The British government is edging slowly toward declaring the Iranian Islamic Revolutionary Guard Corps a terrorist organization. Last week, members of the House of Commons voted in favor of such a measure. Then, on Saturday, a British-Iranian dual national, Alireza Akbari, who was Iran’s deputy defense minister nearly 20 years ago, was executed by the Iranian state.
The execution was a shot across the bows. The Iranian authorities declared Akbari a spy for British intelligence, part of a broader UK effort to undermine Iran’s civil fabric and overturn the Islamic Revolution of 1979.
Britain has, since that time, exercised a surprisingly large influence on the regime’s imagination, with the political and clerical classes dedicating much of their energy and rhetoric to announcing the discovery of British schemes and plots, almost all of which they appear to have made up.
The execution has incensed British policymakers. Foreign Secretary James Cleverly said that Akbari’s killing would not go without a response and Prime Minister Rishi Sunak described his dismay and condemnation. It is possible that, rather than getting Britain to back off, this unwarranted action will push the country over the line into banning the IRGC wholesale.
Such a move — as the European Parliament overwhelmingly voted in favor of this week — would be entirely justified.
The IRGC is not an arm of the Iranian state, but rather a force within the state. A combination of religious police and international terrorist group, the IRGC represses Iranian protesters at home and conducts widespread sectarian warfare abroad.
Its foreign operations branch, the Quds Force, achieved its greatest notoriety under the leadership of Qassem Soleimani before his death in 2020. Under Soleimani, the Quds Force raised sectarian militias in Lebanon, Iraq, Syria and Yemen; fought in those countries’ domestic political battles and civil wars; murdered political opponents and protesters; and did so largely without international censure or sanction.
Soleimani himself became a celebrity and a symbol, touring battlefields, directing violent reprisals — including the barbaric siege of Aleppo and the taking of Kirkuk from the Iraqi Kurds — until he became such a nuisance that the US had him killed. He was on his way to meet, and give orders too, Iraq’s prime minister when he was killed. American President Donald Trump called him the world’s biggest terrorist after his death — something that was objectively true.
Since Soleimani’s death, the IRGC has been led by less famous men, but its acts of terrorism have continued. It has spent much of this decade either directly killing or ordering its militia cutouts to kill political figures and journalists in Lebanon and Iraq. The Iraqi dead include Hisham Al-Hashimi, while among the Lebanese is the journalist Lokman Slim. This is international terrorism by definition.
So too is the newest stage of the IRGC gameplan: Plotting the murder of Iranian dissidents and perceived enemies of the regime on the streets of Europe and the Americas. The US Department of Justice has notified regime critics like John Bolton and Masih Alinejad that they were the target of assassination plots organized by the IRGC in recent years.
In Britain, members of critical media outlets like Iran International have been told by police that the IRGC has attempted to kill them — by hiring gangsters and hitmen, and by staking out their offices and homes.
If this is not terrorism, nothing is.
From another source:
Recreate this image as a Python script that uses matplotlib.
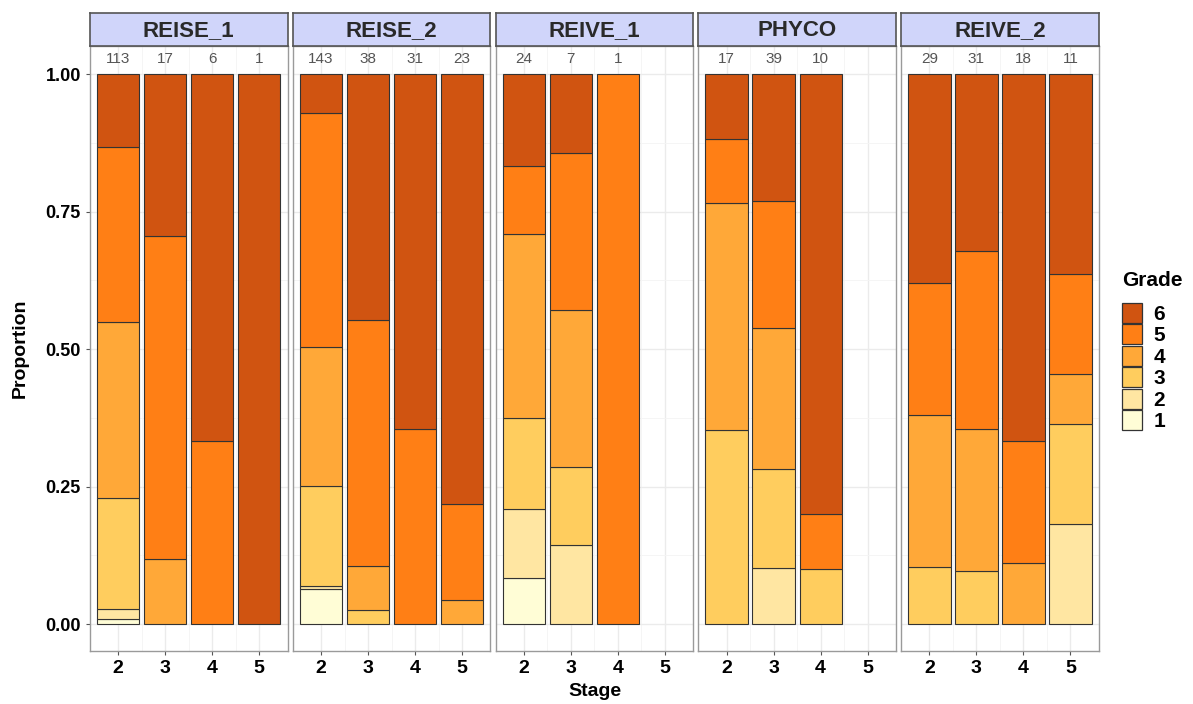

Just because these efforts have so far proven unsuccessful, this does not mean these assassination plots are not terroristic in nature.
The UK and other countries are already overstretched fending off terror plots hatched by proscribed organizations like Al-Qaeda, Daesh and the domestic far right. If Iranian IRGC forces and their proxies engage in the same behavior, they must be labeled as terrorist and sanctioned accordingly.
Much of the world is wrestling with similar questions. Australia is home to a lively debate on the same subject. As the demonstrations in Iran continue into a fifth month, the essential violent influence of the IRGC is more definitely felt. Its members are the regime’s bodyguards and its hired thugs. They torture and kill. They do little else.
As IRGC forces import militiamen to fight and brutalize civilians themselves, countries across the world are reassessing the Revolutionary Guards. These countries now see the IRGC not as an unconventional arm of the Iranian state, but as a military element within Iran beholden to its own violent history and internal logic. An armed group, in other words, not a legitimate national military.
As that armed group continues to commit and to plan terrorist acts abroad, it is only reasonable that countries like Britain reconsider their views of the IRGC. It will never be a normal military behaving in a legitimate way. The inescapable conclusion is that Iran’s regime has a terrorist organization — and little else — keeping it in power.